Dataset excerpt →
_____
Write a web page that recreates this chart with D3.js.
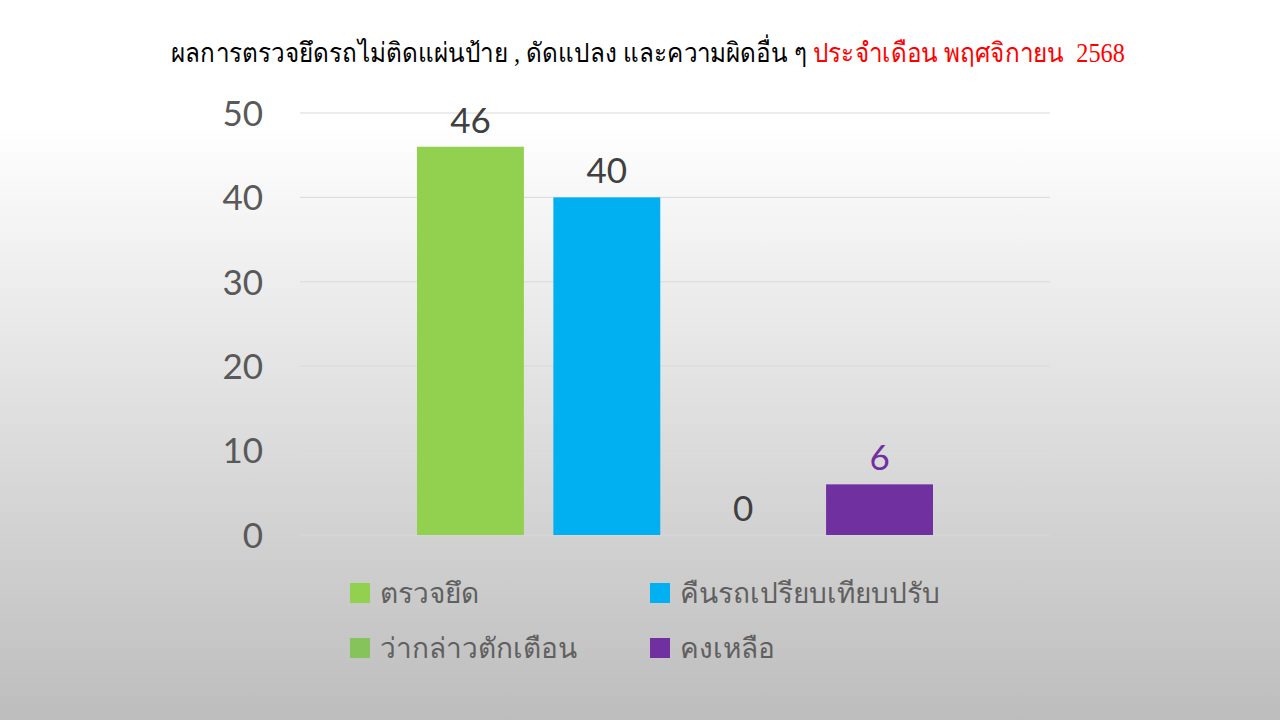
<!DOCTYPE html>
<html><head><meta charset="utf-8">
<script src="https://cdn.jsdelivr.net/npm/d3@7"></script>
<style>html,body{margin:0;padding:0;}svg{display:block;}</style>
</head><body>
<svg id="c" width="1280" height="720"></svg>
<script>
const titleBlack = "ผลการตรวจยึดรถไม่ติดแผ่นป้าย , ดัดแปลง และความผิดอื่น ๆ ";
const titleRed = "ประจำเดือน พฤศจิกายน\u00a0\u00a02568";
const seriesNames = ["ตรวจยึด", "คืนรถเปรียบเทียบปรับ", "ว่ากล่าวตักเตือน", "คงเหลือ"];
const seriesValues = [46, 40, 0, 6];
const seriesColors = ["#92d050", "#00b0f0", "#86c35a", "#7030a0"];
const labelColors = ["#404040", "#404040", "#404040", "#7030a0"];
const yTicks = [0, 10, 20, 30, 40, 50];

const svg = d3.select("#c");
const defs = svg.append("defs");
const g = defs.append("linearGradient").attr("id","bg").attr("x1",0).attr("y1",0).attr("x2",0).attr("y2",1);
g.append("stop").attr("offset","0").attr("stop-color","#ffffff");
g.append("stop").attr("offset","0.17").attr("stop-color","#ffffff");
g.append("stop").attr("offset","1").attr("stop-color","#bdbdbd");
svg.append("rect").attr("width",1280).attr("height",720).attr("fill","url(#bg)");

const y = d3.scaleLinear().domain([0,50]).range([535,113]);
const x = d3.scaleBand().domain(seriesNames).range([417,933]).paddingInner(0.216).paddingOuter(0);

// gridlines
svg.append("g").selectAll("line").data(yTicks).join("line")
  .attr("x1",300).attr("x2",1050).attr("y1",d=>y(d)).attr("y2",d=>y(d))
  .attr("stroke","#d9d9d9").attr("stroke-width",1);

// y axis labels
const axis = d3.axisLeft(y).tickValues(yTicks).tickSize(0).tickPadding(0);
const ag = svg.append("g").attr("transform","translate(263,0)").call(axis);
ag.select(".domain").remove();
ag.selectAll("text").attr("font-family","'Lato','Open Sans',sans-serif").attr("font-size",35)
  .attr("fill","#595959").attr("dy","0.35em");

// bars
svg.append("g").selectAll("rect").data(seriesNames).join("rect")
  .attr("x",d=>x(d)).attr("width",x.bandwidth())
  .attr("y",(d,i)=>y(seriesValues[i])).attr("height",(d,i)=>y(0)-y(seriesValues[i]))
  .attr("fill",(d,i)=>seriesColors[i]);

// data labels
svg.append("g").selectAll("text").data(seriesNames).join("text")
  .attr("x",d=>x(d)+x.bandwidth()/2).attr("y",(d,i)=>y(seriesValues[i])-14)
  .attr("text-anchor","middle").attr("font-family","'Lato','Open Sans',sans-serif")
  .attr("font-size",35).attr("fill",(d,i)=>labelColors[i])
  .text((d,i)=>seriesValues[i]);

// title
const t = svg.append("text").attr("transform","translate(648,62) scale(0.9,1)").attr("text-anchor","middle")
  .attr("font-family","'Liberation Serif','DejaVu Serif',serif").attr("font-size",27).attr("font-weight","normal");
t.append("tspan").attr("fill","#000").text(titleBlack);
t.append("tspan").attr("fill","#ff0000").text(titleRed);

// legend
const legPos = [[350,593],[650,593],[350,648],[650,648]];
const lg = svg.append("g").selectAll("g").data(seriesNames).join("g")
  .attr("transform",(d,i)=>`translate(${legPos[i][0]},${legPos[i][1]})`);
lg.append("rect").attr("x",0).attr("y",-10).attr("width",20).attr("height",20).attr("fill",(d,i)=>seriesColors[i]);
lg.append("text").attr("x",30).attr("y",0).attr("dy","0.35em")
  .attr("font-family","'Lato','Open Sans',sans-serif").attr("font-size",28).attr("font-weight",300).attr("fill","#606060")
  .text(d=>d);
</script>
</body></html>
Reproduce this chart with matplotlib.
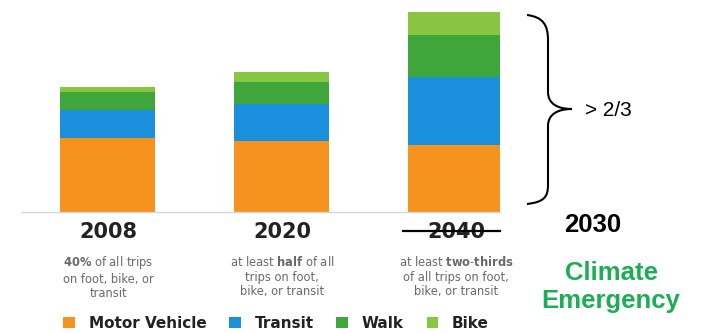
"""
Stacked mode-share bars with target annotations
"""

import matplotlib.pyplot as plt
from matplotlib.path import Path
from matplotlib.patches import PathPatch
from matplotlib.lines import Line2D
from matplotlib.transforms import Affine2D

# ---------------------------------------------------------------------------- #
# Data
# ---------------------------------------------------------------------------- #

years = ['2008', '2020', '2040']
motor_vehicle = [74, 71, 67]
transit = [28, 37, 68]
walk = [18, 22, 42]
bike = [5, 10, 23]

modes = ['Motor Vehicle', 'Transit', 'Walk', 'Bike']
colours = ['#F6921E', '#1A90DC', '#3FA63C', '#88C541']

subtitles = [r'$\mathbf{40\%}$ of all trips' + '\non foot, bike, or\ntransit',
             r'at least $\mathbf{half}$ of all' + '\ntrips on foot,\nbike, or transit',
             r'at least $\mathbf{two}$-$\mathbf{thirds}$' + '\nof all trips on foot,\nbike, or transit']

# ---------------------------------------------------------------------------- #
# Figure
# ---------------------------------------------------------------------------- #

W, H = 702, 334
plt.rcParams['font.family'] = ['DejaVu Sans']
plt.rcParams['mathtext.fontset'] = 'custom'
plt.rcParams['mathtext.rm'] = 'DejaVu Sans'
plt.rcParams['mathtext.bf'] = 'DejaVu Sans:bold'

fig = plt.figure(figsize=(W / 100, H / 100), dpi=100)
# pixel coordinates with origin at top left
px = Affine2D().scale(1 / W, -1 / H).translate(0, 1) + fig.transFigure

ax = fig.add_axes([22 / W, (H - 212) / H, 478 / W, 202 / H])

x = range(len(years))
bottom = [0, 0, 0]
handles = []
for series, colour, mode in zip([motor_vehicle, transit, walk, bike], colours, modes):
    h = ax.bar(x, series, width=0.546, bottom=bottom, color=colour, label=mode)
    handles.append(h)
    bottom = [b + s for b, s in zip(bottom, series)]

ax.set_xlim(-0.494, 2.253)
ax.set_ylim(0, 202)
for side in ['top', 'left', 'right']:
    ax.spines[side].set_visible(False)
ax.spines['bottom'].set_color('#d6d6d6')
ax.spines['bottom'].set_linewidth(1.0)
ax.set_yticks([])
ax.set_xticks(list(x), years, fontsize=15, fontweight='bold', color='#222222')
ax.tick_params(axis='x', length=0, pad=7)

# explanatory text under each year
for i, text in enumerate(subtitles):
    ax.annotate(text, xy=(i, 0), xytext=(0, -65), textcoords='offset pixels',
                ha='center', va='center', multialignment='center',
                fontsize=8.3, color='#6a6a6a', linespacing=1.15)

# 2040 crossed out and replaced by 2030
fig.add_artist(Line2D([403, 500], [231, 231], transform=px, color='black', lw=1.6))
fig.text(593 / W, 1 - 225 / H, '2030', ha='center', va='center',
         fontsize=18.5, fontweight='bold', family='Liberation Sans')
fig.text(611 / W, 1 - 287 / H, 'Climate\nEmergency', ha='center', va='center',
         fontsize=18.5, fontweight='bold', family='Liberation Sans',
         color='#1DAE55', linespacing=1.25)

# curly brace over the 2040 bar
verts = [(527, 15), (543, 17), (548, 25), (548, 40),
         (548, 92),
         (548, 104), (558, 109), (572, 109),
         (558, 109), (548, 114), (548, 126),
         (548, 185),
         (548, 198), (543, 202), (527, 204)]
codes = [Path.MOVETO, Path.CURVE4, Path.CURVE4, Path.CURVE4,
         Path.LINETO,
         Path.CURVE4, Path.CURVE4, Path.CURVE4,
         Path.CURVE4, Path.CURVE4, Path.CURVE4,
         Path.LINETO,
         Path.CURVE4, Path.CURVE4, Path.CURVE4]
fig.add_artist(PathPatch(Path(verts, codes), transform=px, fill=False,
                         edgecolor='black', lw=1.5))
fig.text(585 / W, 1 - 110 / H, '> 2/3', ha='left', va='center',
         fontsize=15, family='Liberation Sans')

# legend along the bottom
leg = ax.legend(handles=handles, loc='center', bbox_to_anchor=(276 / W, 1 - 323 / H),
                bbox_transform=fig.transFigure, ncol=4, frameon=False,
                handlelength=0.75, handleheight=0.75, handletextpad=0.9,
                columnspacing=1.5, prop={'weight': 'bold', 'size': 11})
for t in leg.get_texts():
    t.set_color('#222222')

fig.savefig('out.png', dpi=100)
plt.close()
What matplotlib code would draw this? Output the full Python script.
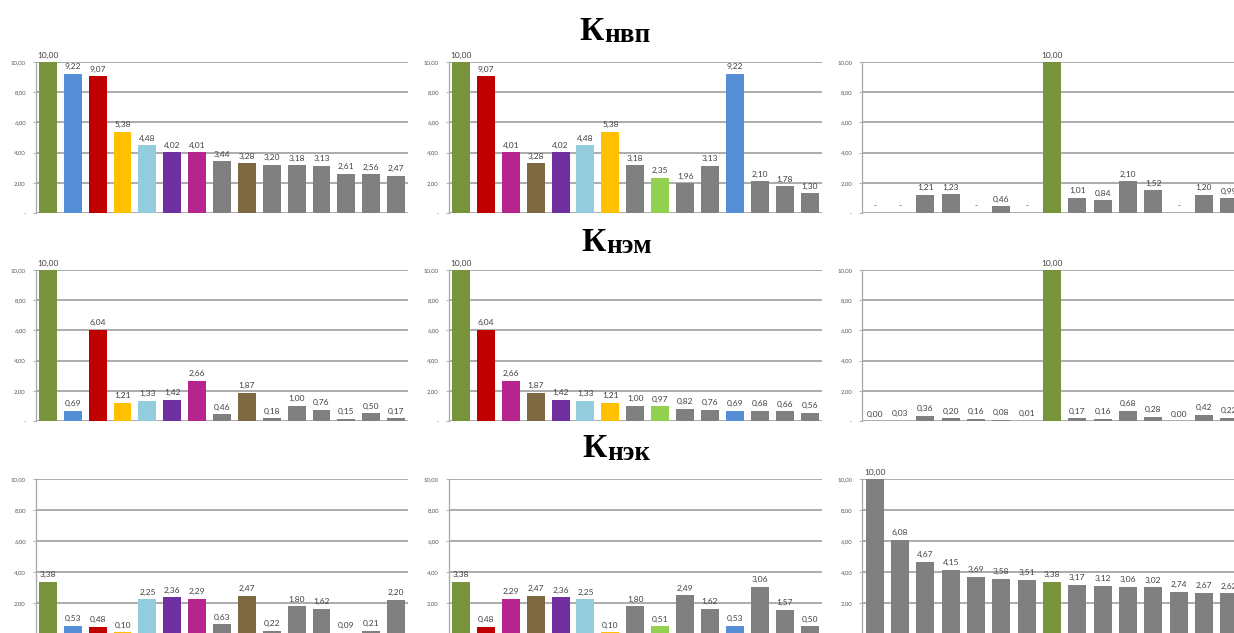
import matplotlib
matplotlib.use('Agg')
import matplotlib.pyplot as plt

# ---------------- data ----------------
palette = {
    'g': '#77933C',   # olive green
    'b': '#558ED5',   # blue
    'r': '#C00000',   # red
    'y': '#FFC000',   # yellow
    'c': '#93CDDD',   # light blue
    'p': '#7030A0',   # purple
    'm': '#B6248E',   # magenta
    'n': '#7E6A42',   # brown
    'k': '#808080',   # gray
    'l': '#92D050',   # light green
}

titles_main = ['К', 'К', 'К']
titles_sub = ['нвп', 'нэм', 'нэк']

# Row 1 (Кнвп)
nvp_left = [10.00, 9.22, 9.07, 5.38, 4.48, 4.02, 4.01, 3.44, 3.28, 3.20, 3.18, 3.13, 2.61, 2.56, 2.47]
nvp_left_c = ['g', 'b', 'r', 'y', 'c', 'p', 'm', 'k', 'n', 'k', 'k', 'k', 'k', 'k', 'k']
nvp_mid = [10.00, 9.07, 4.01, 3.28, 4.02, 4.48, 5.38, 3.18, 2.35, 1.96, 3.13, 9.22, 2.10, 1.78, 1.30]
nvp_mid_c = ['g', 'r', 'm', 'n', 'p', 'c', 'y', 'k', 'l', 'k', 'k', 'b', 'k', 'k', 'k']
nvp_right = [0.00, 0.00, 1.21, 1.23, 0.00, 0.46, 0.00, 10.00, 1.01, 0.84, 2.10, 1.52, 0.00, 1.20, 0.99]
nvp_right_c = ['k'] * 7 + ['g'] + ['k'] * 7

# Row 2 (Кнэм)
nem_left = [10.00, 0.69, 6.04, 1.21, 1.33, 1.42, 2.66, 0.46, 1.87, 0.18, 1.00, 0.76, 0.15, 0.50, 0.17]
nem_left_c = ['g', 'b', 'r', 'y', 'c', 'p', 'm', 'k', 'n', 'k', 'k', 'k', 'k', 'k', 'k']
nem_mid = [10.00, 6.04, 2.66, 1.87, 1.42, 1.33, 1.21, 1.00, 0.97, 0.82, 0.76, 0.69, 0.68, 0.66, 0.56]
nem_mid_c = ['g', 'r', 'm', 'n', 'p', 'c', 'y', 'k', 'l', 'k', 'k', 'b', 'k', 'k', 'k']
nem_right = [0.00, 0.03, 0.36, 0.20, 0.16, 0.08, 0.01, 10.00, 0.17, 0.16, 0.68, 0.28, 0.00, 0.42, 0.22]
nem_right_c = ['k'] * 7 + ['g'] + ['k'] * 7

# Row 3 (Кнэк)
nek_left = [3.38, 0.53, 0.48, 0.10, 2.25, 2.36, 2.29, 0.63, 2.47, 0.22, 1.80, 1.62, 0.09, 0.21, 2.20]
nek_left_c = ['g', 'b', 'r', 'y', 'c', 'p', 'm', 'k', 'n', 'k', 'k', 'k', 'k', 'k', 'k']
nek_mid = [3.38, 0.48, 2.29, 2.47, 2.36, 2.25, 0.10, 1.80, 0.51, 2.49, 1.62, 0.53, 3.06, 1.57, 0.50]
nek_mid_c = ['g', 'r', 'm', 'n', 'p', 'c', 'y', 'k', 'l', 'k', 'k', 'b', 'k', 'k', 'k']
nek_right = [10.00, 6.08, 4.67, 4.15, 3.69, 3.58, 3.51, 3.38, 3.17, 3.12, 3.06, 3.02, 2.74, 2.67, 2.62]
nek_right_c = ['k'] * 7 + ['g'] + ['k'] * 7

y_ticks = [0, 2, 4, 6, 8, 10]
y_tick_labels = ['-', '2,00', '4,00', '6,00', '8,00', '10,00']

panels = [
    [(nvp_left, nvp_left_c, True), (nvp_mid, nvp_mid_c, True), (nvp_right, nvp_right_c, True)],
    [(nem_left, nem_left_c, False), (nem_mid, nem_mid_c, False), (nem_right, nem_right_c, False)],
    [(nek_left, nek_left_c, False), (nek_mid, nek_mid_c, False), (nek_right, nek_right_c, False)],
]

# ---------------- layout ----------------
W, H = 1234, 633
fig = plt.figure(figsize=(W / 100, H / 100), dpi=100)
fig.patch.set_facecolor('white')

cols_px = [(35.5, 408.5), (448.5, 822.0), (862.0, 1242.0)]
rows_px = [(62, 213), (270, 421), (479, 634)]
title_px = [(604, 40, 42), (606, 251, 253), (607, 457, 460)]

NUMFONT = ['Lato', 'DejaVu Sans']
GRID = '#A6A6A6'


def fmt(v, dash_zero):
    if dash_zero and abs(v) < 0.005:
        return '-'
    return f'{v:.2f}'.replace('.', ',')


for ri, row in enumerate(panels):
    top, bot = rows_px[ri]
    for ci, (vals, ckeys, dash_zero) in enumerate(row):
        x0, x1 = cols_px[ci]
        ax = fig.add_axes([x0 / W, 1 - bot / H, (x1 - x0) / W, (bot - top) / H])
        ax.set_facecolor('none')
        xs = list(range(len(vals)))
        bars = ax.bar(xs, vals, width=0.72, color=[palette[k] for k in ckeys],
                      zorder=3, linewidth=0)
        ax.bar_label(bars, labels=[fmt(v, dash_zero) for v in vals], padding=2.5,
                     fontsize=6.0, color='#404040', family=NUMFONT, clip_on=False)
        ax.set_xlim(-0.5, len(vals) - 0.5)
        ax.set_ylim(0, 10)
        ax.set_yticks(y_ticks)
        ax.set_yticklabels(y_tick_labels)
        ax.set_xticks([])
        ax.tick_params(axis='y', length=2, width=0.6, color=GRID, pad=5,
                       labelsize=4.3, labelcolor='#595959')
        for lab in ax.get_yticklabels():
            lab.set_family(NUMFONT)
        ax.grid(axis='y', color=GRID, linewidth=1.3, zorder=0)
        ax.set_axisbelow(True)
        for s in ['top', 'right', 'bottom']:
            ax.spines[s].set_visible(False)
        ax.spines['left'].set_color(GRID)
        ax.spines['left'].set_linewidth(0.9)

    # title
    tx, by_main, by_sub = title_px[ri]
    fig.text(tx / W, 1 - by_main / H, titles_main[ri], ha='right', va='baseline',
             fontsize=24, fontweight='bold', family='Liberation Serif', color='black')
    fig.text(tx / W, 1 - by_sub / H, titles_sub[ri], ha='left', va='baseline',
             fontsize=19.5, fontweight='bold', family='Liberation Serif', color='black')

fig.savefig('out.png', dpi=100, facecolor='white')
_____
SHORT EXERCISE → Leave the pictures out, then copy word for word only the lines from the one containing "What matplotlib code" through the one containing "titles_sub = ['нвп', 'нэм', 'нэк']", both included.

SOLUTION FOR THIS TASK →
What matplotlib code would draw this? Output the full Python script.
import matplotlib
matplotlib.use('Agg')
import matplotlib.pyplot as plt

# ---------------- data ----------------
palette = {
    'g': '#77933C',   # olive green
    'b': '#558ED5',   # blue
    'r': '#C00000',   # red
    'y': '#FFC000',   # yellow
    'c': '#93CDDD',   # light blue
    'p': '#7030A0',   # purple
    'm': '#B6248E',   # magenta
    'n': '#7E6A42',   # brown
    'k': '#808080',   # gray
    'l': '#92D050',   # light green
}

titles_main = ['К', 'К', 'К']
titles_sub = ['нвп', 'нэм', 'нэк']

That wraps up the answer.